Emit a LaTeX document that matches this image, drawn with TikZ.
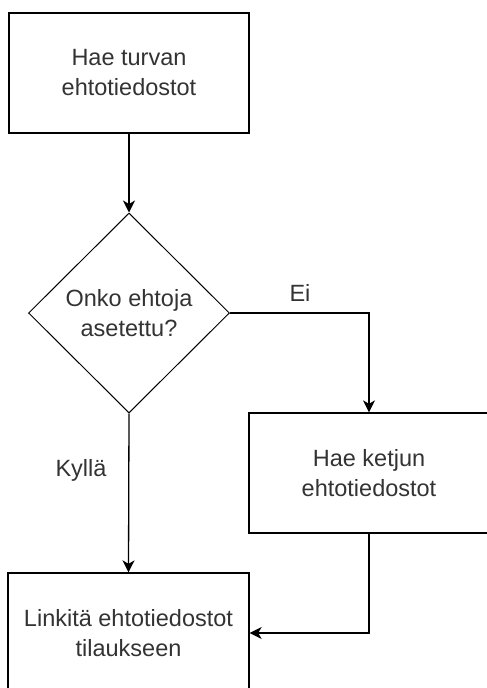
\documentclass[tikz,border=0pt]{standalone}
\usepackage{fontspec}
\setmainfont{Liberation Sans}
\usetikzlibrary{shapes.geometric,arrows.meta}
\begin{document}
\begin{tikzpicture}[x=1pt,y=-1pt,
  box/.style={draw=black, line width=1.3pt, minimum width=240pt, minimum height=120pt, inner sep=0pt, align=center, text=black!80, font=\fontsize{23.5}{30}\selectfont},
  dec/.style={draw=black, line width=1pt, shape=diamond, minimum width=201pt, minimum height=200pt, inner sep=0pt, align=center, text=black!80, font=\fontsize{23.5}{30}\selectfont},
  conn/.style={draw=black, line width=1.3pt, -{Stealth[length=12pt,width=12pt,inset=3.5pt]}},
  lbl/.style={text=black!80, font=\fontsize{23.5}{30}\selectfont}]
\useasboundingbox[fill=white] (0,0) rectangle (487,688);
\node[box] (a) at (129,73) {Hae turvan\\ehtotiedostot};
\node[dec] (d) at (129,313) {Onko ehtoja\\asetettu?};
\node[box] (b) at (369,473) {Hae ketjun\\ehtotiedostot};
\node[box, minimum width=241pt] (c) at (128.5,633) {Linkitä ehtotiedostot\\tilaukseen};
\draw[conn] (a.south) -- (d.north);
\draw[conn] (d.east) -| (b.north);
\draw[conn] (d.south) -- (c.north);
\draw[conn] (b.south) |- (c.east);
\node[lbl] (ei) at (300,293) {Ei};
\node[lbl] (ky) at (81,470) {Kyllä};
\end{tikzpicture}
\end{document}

Requirement => Write out the whole listing again, exactly, with no pictures.

Result of this exercise =>
Emit a LaTeX document that matches this image, drawn with TikZ.
\documentclass[tikz,border=0pt]{standalone}
\usepackage{fontspec}
\setmainfont{Liberation Sans}
\usetikzlibrary{shapes.geometric,arrows.meta}
\begin{document}
\begin{tikzpicture}[x=1pt,y=-1pt,
  box/.style={draw=black, line width=1.3pt, minimum width=240pt, minimum height=120pt, inner sep=0pt, align=center, text=black!80, font=\fontsize{23.5}{30}\selectfont},
  dec/.style={draw=black, line width=1pt, shape=diamond, minimum width=201pt, minimum height=200pt, inner sep=0pt, align=center, text=black!80, font=\fontsize{23.5}{30}\selectfont},
  conn/.style={draw=black, line width=1.3pt, -{Stealth[length=12pt,width=12pt,inset=3.5pt]}},
  lbl/.style={text=black!80, font=\fontsize{23.5}{30}\selectfont}]
\useasboundingbox[fill=white] (0,0) rectangle (487,688);
\node[box] (a) at (129,73) {Hae turvan\\ehtotiedostot};
\node[dec] (d) at (129,313) {Onko ehtoja\\asetettu?};
\node[box] (b) at (369,473) {Hae ketjun\\ehtotiedostot};
\node[box, minimum width=241pt] (c) at (128.5,633) {Linkitä ehtotiedostot\\tilaukseen};
\draw[conn] (a.south) -- (d.north);
\draw[conn] (d.east) -| (b.north);
\draw[conn] (d.south) -- (c.north);
\draw[conn] (b.south) |- (c.east);
\node[lbl] (ei) at (300,293) {Ei};
\node[lbl] (ky) at (81,470) {Kyllä};
\end{tikzpicture}
\end{document}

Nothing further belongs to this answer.